Sunday 22 May 2011

What price a life? Killer driver gets £87 costs and 10 points

What price a cyclist's life? According to one judge, £87 in costs, 10 penalty points and a community service order ought to do it. That's the penalty handed to Hannah James, 31, of Disraeli Road, Putney.

According to the Wandsworth Guardian, a 17-year old boy, Joel Semmens, cycling home through Byfleet, was hit by James' black Audi TT and later died in hospital from his injuries.

James failed to stop at the scene of the accident and was later found to be using an 'unsuitable' tyre.

She pleaded guilty to all charges, but for some inexplicable reason the magistrate merely handed her 100 hours community work, fined her £87 in costs, and slapped 10 penalty points on her driving licence.

In any collision with a car the cyclist is always going to come off worst. This is why I believe that in any accident involving a cycle, it should be absolutely and incontrovertibly the motorist's responsibility.

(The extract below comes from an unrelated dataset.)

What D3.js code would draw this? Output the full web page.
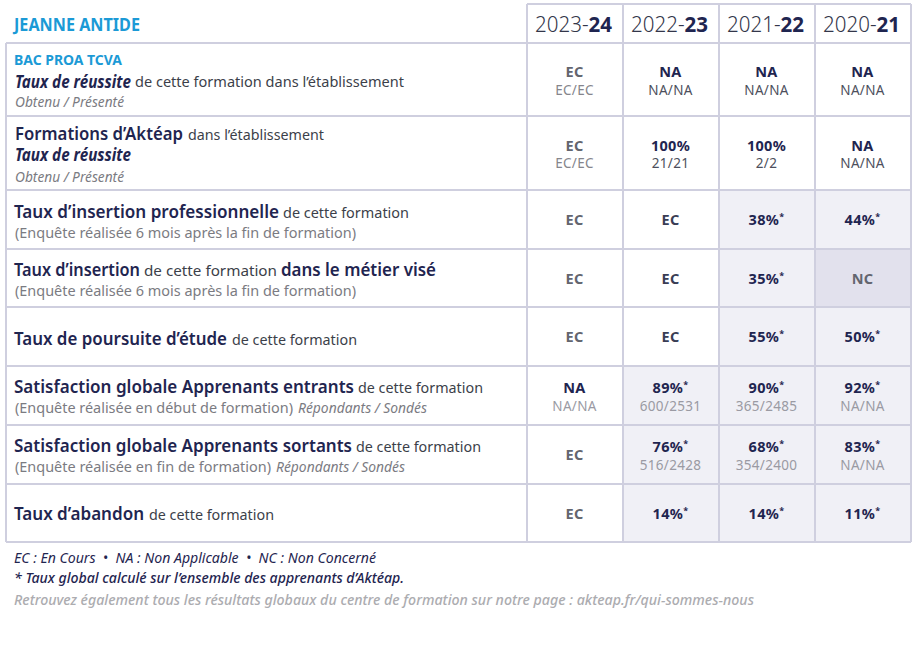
<!DOCTYPE html>
<html><head><meta charset="utf-8">
<script src="https://cdnjs.cloudflare.com/ajax/libs/d3/7.8.5/d3.min.js"></script>
<style>html,body{margin:0;background:#fff}svg{display:block}text{font-family:"Noto Sans",sans-serif;white-space:pre}</style>
</head><body><svg id="c" width="917" height="667"></svg>
<script>
const years = ["2023-24","2022-23","2021-22","2020-21"];
const school = "JEANNE ANTIDE";
const main2324 = ["EC","EC","EC","EC","EC","NA","EC","EC"];
const main2223 = ["NA","100%","EC","EC","EC","89%*","76%*","14%*"];
const main2122 = ["NA","100%","38%*","35%*","55%*","90%*","68%*","14%*"];
const main2021 = ["NA","NA","44%*","NC","50%*","92%*","83%*","11%*"];
const sub2324 = ["EC/EC","EC/EC","","","","NA/NA","",""];
const sub2223 = ["NA/NA","21/21","","","","600/2531","516/2428",""];
const sub2122 = ["NA/NA","2/2","","","","365/2485","354/2400",""];
const sub2021 = ["NA/NA","NA/NA","","","","NA/NA","NA/NA",""];
const mains = [main2324,main2223,main2122,main2021];
const subs = [sub2324,sub2223,sub2122,sub2021];
const footer = ["EC : En Cours  •  NA : Non Applicable  •  NC : Non Concerné",
  "* Taux global calculé sur l’ensemble des apprenants d’Aktéap.",
  "Retrouvez également tous les résultats globaux du centre de formation sur notre page : akteap.fr/qui-sommes-nous"];

// layout
const colEdges = [527,623,719,815,911];
const rowEdges = [43,116,190,249,307,366,425,484,542];
const x = d3.scaleBand().domain(years).range([527,911]);
const ink="#1f2550", blue="#1b9ad6", text2="#3c3f4a", grey="#7b7b82";
const st = {
  b:{s:17,w:600,f:ink}, bi:{s:17,w:700,i:1,f:ink}, r:{s:14.5,w:400,f:text2},
  g:{s:14,w:400,f:grey}, gi:{s:13.5,w:400,i:1,f:grey}, t:{s:14,w:700,f:blue}
};
// [text, style, x0, x1, baseline]
const runs = [
 ["BAC PROA TCVA","t",14,122,65],
 ["Taux de réussite","bi",15,131,88],
 ["de cette formation dans l’établissement","r",135,404,87],
 ["Obtenu / Présenté","gi",15,124,107],
 ["Formations d’Aktéap","b",15,183,140],
 ["dans l’établissement","r",188,324,140],
 ["Taux de réussite","bi",15,131,161],
 ["Obtenu / Présenté","gi",15,124,182],
 ["Taux d’insertion professionnelle","b",14,279,218],
 ["de cette formation","r",283,409,218],
 ["(Enquête réalisée 6 mois après la fin de formation)","g",15,356,238],
 ["Taux d’insertion","b",14,140,276],
 ["de cette formation","r",144,277,276],
 ["dans le métier visé","b",281,436,276],
 ["(Enquête réalisée 6 mois après la fin de formation)","g",15,356,296],
 ["Taux de poursuite d’étude","b",14,227,345],
 ["de cette formation","r",232,357,345],
 ["Satisfaction globale Apprenants entrants","b",14,354,393],
 ["de cette formation","r",358,483,393],
 ["(Enquête réalisée en début de formation)","g",15,293,413],
 ["Répondants / Sondés","gi",298,427,413],
 ["Satisfaction globale Apprenants sortants","b",14,352,452],
 ["de cette formation","r",356,481,452],
 ["(Enquête réalisée en fin de formation)","g",15,271,472],
 ["Répondants / Sondés","gi",276,405,472],
 ["Taux d’abandon","b",14,144,520],
 ["de cette formation","r",149,274,520]
];
const svg = d3.select("#c");
const stroke="#cfcfdf";

// shaded cells
const isShaded = (c,r)=> r>=2 && /%/.test(mains[c][r]) || mains[c][r]==="NC";
const rowIdx = d3.range(8);
const cells = years.flatMap((yr,c)=>rowIdx.map(r=>({yr,c,r})));
svg.append("g").selectAll("rect").data(cells.filter(d=>isShaded(d.c,d.r))).join("rect")
  .attr("x",d=>x(d.yr)).attr("width",x.bandwidth())
  .attr("y",d=>rowEdges[d.r]).attr("height",d=>rowEdges[d.r+1]-rowEdges[d.r])
  .attr("fill",d=>mains[d.c][d.r]==="NC"?"#e2e1ed":"#f0f0f6");

// grid
const g = svg.append("g").attr("stroke",stroke).attr("stroke-width",2).attr("fill","none");
g.selectAll(".h").data(rowEdges).join("line").attr("x1",6).attr("x2",911).attr("y1",d=>d).attr("y2",d=>d);
g.selectAll(".v").data(colEdges).join("line").attr("x1",d=>d).attr("x2",d=>d).attr("y1",4).attr("y2",542);
g.append("line").attr("x1",6).attr("x2",6).attr("y1",43).attr("y2",542);
g.append("line").attr("x1",527).attr("x2",911).attr("y1",4).attr("y2",4);

// title
svg.append("text").text(school).attr("x",14).attr("y",31).attr("font-size",17).attr("font-weight",700).attr("fill",blue)
  .attr("textLength",126).attr("lengthAdjust","spacingAndGlyphs");

// headers
const hdr = svg.append("g").selectAll("text").data(years).join("text")
  .attr("x",d=>x(d)+x.bandwidth()/2-1.5).attr("y",32).attr("text-anchor","middle").attr("font-size",21).attr("fill",ink)
  .attr("textLength",77).attr("lengthAdjust","spacingAndGlyphs");
hdr.append("tspan").text(d=>d.split("-")[0]+"-").attr("font-weight",300).attr("fill","#33364a");
hdr.append("tspan").text(d=>d.split("-")[1]).attr("font-weight",700);

// left labels
svg.append("g").selectAll("text").data(runs).join("text")
  .text(d=>d[0]).attr("x",d=>d[2]).attr("y",d=>d[4])
  .attr("font-size",d=>st[d[1]].s).attr("font-weight",d=>st[d[1]].w)
  .attr("font-style",d=>st[d[1]].i?"italic":"normal").attr("fill",d=>st[d[1]].f)
  .attr("textLength",d=>d[3]-d[2]).attr("lengthAdjust","spacingAndGlyphs");

// cell values
const mid = r=>(rowEdges[r]+rowEdges[r+1])/2;
const cg = svg.append("g").selectAll("g").data(cells).join("g");
const mainColor = d=>{const v=mains[d.c][d.r]; return (v==="EC"&&d.c===0)||v==="NC"?"#63656f":(v==="EC"?"#3a3d55":ink);};
const mt = cg.append("text").attr("text-anchor","middle")
  .attr("x",d=>x(d.yr)+x.bandwidth()/2-0.5)
  .attr("y",d=>subs[d.c][d.r]? mid(d.r)-(d.r>=5?3:(d.r===1?2:3)) : mid(d.r)+5.5)
  .attr("font-size",14.5).attr("font-weight",700).attr("letter-spacing",0.3).attr("fill",mainColor);
mt.append("tspan").text(d=>mains[d.c][d.r].replace("*",""));
mt.filter(d=>mains[d.c][d.r].includes("*")).append("tspan").text("*")
  .attr("font-size",9).attr("dy",-5);
cg.append("text").attr("text-anchor","middle")
  .attr("x",d=>x(d.yr)+x.bandwidth()/2-0.5)
  .attr("y",d=>mid(d.r)+(d.r>=5?15:15))
  .attr("font-size",13.5).attr("letter-spacing",0.3).attr("fill",d=>{const s=subs[d.c][d.r]; return d.r>=5?"#9a9aa3":(s==="EC/EC"?"#85858c":"#4d4f5c");})
  .text(d=>subs[d.c][d.r]);

// footer
const fx=[[14,376,563,ink,400,"italic"],[14,404,583,ink,500,"italic"],[14,754,605,"#acacb0",500,"italic"]];
svg.append("g").selectAll("text").data(footer).join("text").text(d=>d)
  .attr("x",(d,i)=>fx[i][0]).attr("y",(d,i)=>fx[i][2]).attr("font-size",14.5)
  .attr("fill",(d,i)=>fx[i][3]).attr("font-weight",(d,i)=>fx[i][4]).attr("font-style",(d,i)=>fx[i][5])
  .attr("textLength",(d,i)=>fx[i][1]-fx[i][0]).attr("lengthAdjust","spacingAndGlyphs");
</script></body></html>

Other countries already automatically assume the motorist, protected by a two tonne metal cage, to be at fault in an accident with a cyclist, protected by at most a small polystyrene hat.

Why not the UK?

In my view, failure to stop at the scene of an accident means the CPS ought to have sought to prosecute James for manslaughter at the very least.

She should have been sentenced to a lengthy jail term and banned from driving for a considerable time.

But £87 and a community service order? That sentence is a travesty, a cruel mockery of Joel Semmens' life and an insult to all cyclists. Is that what our lives are worth in this country?